Skip pictures; extract every line from the one with "Clone this chart in matplotlib." through the one with "ax.set_facecolor('#EBE9EF')", exactly as written.

---------- Records supplied

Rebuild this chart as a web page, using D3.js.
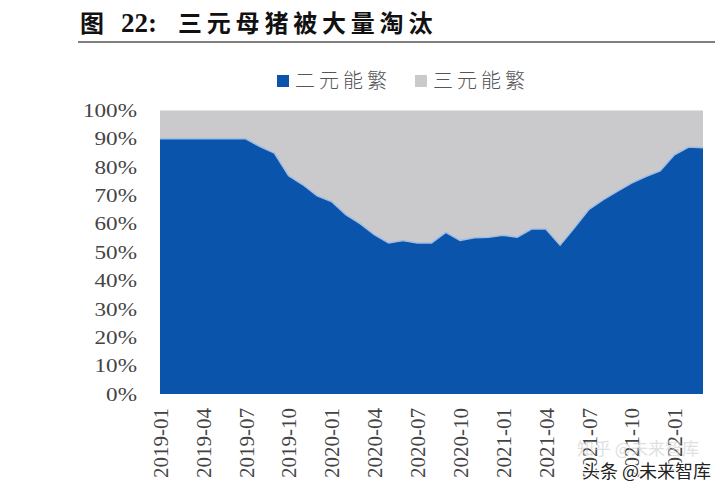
<!DOCTYPE html>
<html><head><meta charset="utf-8">
<script src="https://cdn.jsdelivr.net/npm/d3@7"></script>
<style>
body{margin:0;background:#fff;}
svg{display:block;}
</style></head>
<body><svg id="c" width="728" height="500"></svg>
<script>
const months = ["2019-01","2019-02","2019-03","2019-04","2019-05","2019-06","2019-07","2019-08","2019-09","2019-10","2019-11","2019-12",
"2020-01","2020-02","2020-03","2020-04","2020-05","2020-06","2020-07","2020-08","2020-09","2020-10","2020-11","2020-12",
"2021-01","2021-02","2021-03","2021-04","2021-05","2021-06","2021-07","2021-08","2021-09","2021-10","2021-11","2021-12",
"2022-01","2022-02","2022-03"];
const erYuan = [90,90,90,90,90,90,90,87.3,85.0,77.0,73.8,69.9,
67.9,63.3,60.1,56.2,53.3,54.1,53.3,53.3,57.0,54.2,55.1,55.3,
56.0,55.3,58.2,58.2,52.5,58.6,65.0,68.5,71.5,74.4,76.7,78.7,
84.4,87.1,86.9];
const sanYuan = erYuan.map(v => 100 - v);
const yTicks = [0,10,20,30,40,50,60,70,80,90,100];
const xTickLabels = months.filter((m,i) => i % 3 === 0);
const seriesNames = ["二元能繁","三元能繁"];
const colors = ["#0b54ac","#cacacc"];

const svg = d3.select("#c");
const L = 160, R = 703, T = 110.5, B = 394;
const x = d3.scalePoint().domain(months).range([L, R]);
const y = d3.scaleLinear().domain([0,100]).range([B, T]);

// title
const title = svg.append("text").attr("x", 80).attr("y", 32)
  .attr("font-family", "'Noto Sans CJK SC'").attr("font-weight", 700).attr("font-size", 24).attr("fill", "#111");
title.append("tspan").text("图");
title.append("tspan").attr("x", 121).attr("font-family", "'Liberation Serif'").attr("font-size", 27).text("22:");
title.append("tspan").attr("x", 178).attr("letter-spacing", 4.8).text("三元母猪被大量淘汰");
svg.append("line").attr("x1", 78).attr("x2", 715).attr("y1", 42).attr("y2", 42)
  .attr("stroke", "#555").attr("stroke-width", 1.5);

// legend
const lg = [{x:277, tx:295},{x:415, tx:433}];
seriesNames.forEach((n,i) => {
  svg.append("rect").attr("x", lg[i].x).attr("y", 75).attr("width", 12).attr("height", 12).attr("fill", colors[i]);
  svg.append("text").attr("x", lg[i].tx).attr("y", 88).attr("font-family", "'Noto Sans CJK SC'").attr("font-weight", 300)
    .attr("font-size", 20).attr("letter-spacing", 4).attr("fill", "#555").text(n);
});

// stacked areas
const stackData = months.map((m,i) => ({m, a: erYuan[i], b: sanYuan[i]}));
const stack = d3.stack().keys(["a","b"])(stackData);
const area = d3.area().x(d => x(d.data.m)).y0(d => y(d[0])).y1(d => y(d[1]));
svg.selectAll("path.area").data(stack).join("path").attr("class","area")
  .attr("d", area).attr("fill", (d,i) => colors[i]);
svg.append("path").datum(stackData)
  .attr("d", d3.line().x(d => x(d.m)).y(d => y(d.a)))
  .attr("fill", "none").attr("stroke", "#9fbde3").attr("stroke-width", 1.5);

// y axis
const sx = 1.22;
const ya = svg.append("g").attr("transform", `translate(${L},0)`)
  .call(d3.axisLeft(y).tickValues(yTicks).tickFormat(d => d + "%").tickSize(0));
ya.select(".domain").remove();
ya.selectAll("text").attr("font-family", "'Liberation Serif'").attr("font-size", 19).attr("fill", "#444")
  .attr("x", -23 / sx).attr("transform", `scale(${sx},1)`);

// x axis
const xa = svg.append("g").attr("transform", `translate(0,${B})`)
  .call(d3.axisBottom(x).tickValues(xTickLabels).tickSize(0));
xa.select(".domain").remove();
xa.selectAll("text").attr("font-family", "'Liberation Serif'").attr("font-size", 21).attr("fill", "#444")
  .attr("transform", "rotate(-90)").attr("text-anchor", "end").attr("dy", "0.35em").attr("x", -14).attr("y", 0);

// watermarks
svg.append("text").attr("x", 577).attr("y", 455).attr("font-family", "'Noto Sans CJK SC'").attr("font-size", 17)
  .attr("fill", "#ccc").attr("opacity", 0.6).text("知乎 @未来智库");
svg.append("text").attr("x", 582).attr("y", 478).attr("font-family", "'Noto Sans CJK SC'").attr("font-size", 18)
  .attr("fill", "#222").attr("stroke", "#fff").attr("stroke-width", 2.5).attr("paint-order", "stroke").text("头条 @未来智库");
</script></body></html>
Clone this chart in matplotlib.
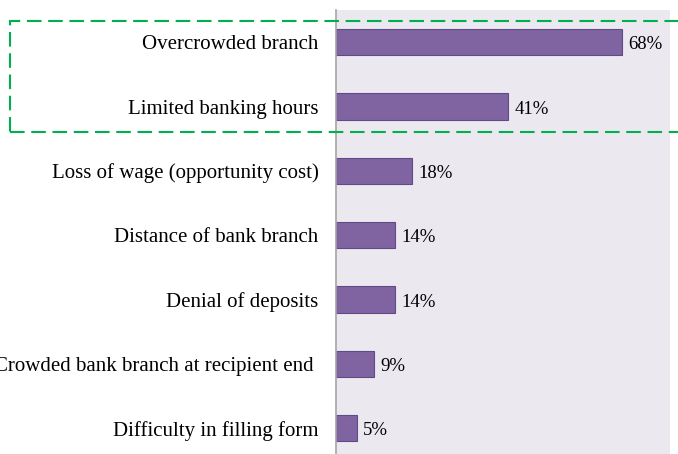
import matplotlib.pyplot as plt
import matplotlib.patches as mpatches
import matplotlib
matplotlib.rcParams.update({'font.family': 'Liberation Serif', 'font.size': 15})

reasons = ['Overcrowded branch', 'Limited banking hours', 'Loss of wage (opportunity cost)',
           'Distance of bank branch', 'Denial of deposits',
           'Crowded bank branch at recipient end ', 'Difficulty in filling form']
shares = [68, 41, 18, 14, 14, 9, 5]

fig = plt.figure(figsize=(6.78, 4.54), dpi=100)
ax = fig.add_axes([336/678, 0, (670-336)/678, 1 - 10/454])
ax.set_facecolor('#EBE9EF')

pos = list(range(len(reasons)))
ax.barh(pos, shares, height=0.41, color='#8064A2', edgecolor='#5E4A86', linewidth=0.8)
for y, v in zip(pos, shares):
    ax.text(v + 1.5, y + 0.04, '{}%'.format(v), va='center', ha='left', fontsize=13.5)

ax.set_xlim(0, 79.5)
ax.set_ylim(6.4, -0.5)
ax.set_yticks(pos)
ax.set_yticklabels(reasons)
ax.tick_params(axis='y', length=0, pad=12.5)
ax.set_xticks([])
for side in ['top', 'right', 'bottom']:
    ax.spines[side].set_visible(False)
ax.spines['left'].set_color('#A6A6A6')
ax.spines['left'].set_linewidth(1.2)

# highlight box round the two leading reasons
box = mpatches.Rectangle((10/678, 1 - 132/454), 1.0, (132-21)/454, transform=fig.transFigure,
                         fill=False, edgecolor='#00B050', linewidth=1.5, linestyle=(0, (7, 3.2)),
                         clip_on=False)
fig.patches.append(box)

plt.savefig('out.png', dpi=100)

--------------------

** Expected output **
Clone this chart in matplotlib.
import matplotlib.pyplot as plt
import matplotlib.patches as mpatches
import matplotlib
matplotlib.rcParams.update({'font.family': 'Liberation Serif', 'font.size': 15})

reasons = ['Overcrowded branch', 'Limited banking hours', 'Loss of wage (opportunity cost)',
           'Distance of bank branch', 'Denial of deposits',
           'Crowded bank branch at recipient end ', 'Difficulty in filling form']
shares = [68, 41, 18, 14, 14, 9, 5]

fig = plt.figure(figsize=(6.78, 4.54), dpi=100)
ax = fig.add_axes([336/678, 0, (670-336)/678, 1 - 10/454])
ax.set_facecolor('#EBE9EF')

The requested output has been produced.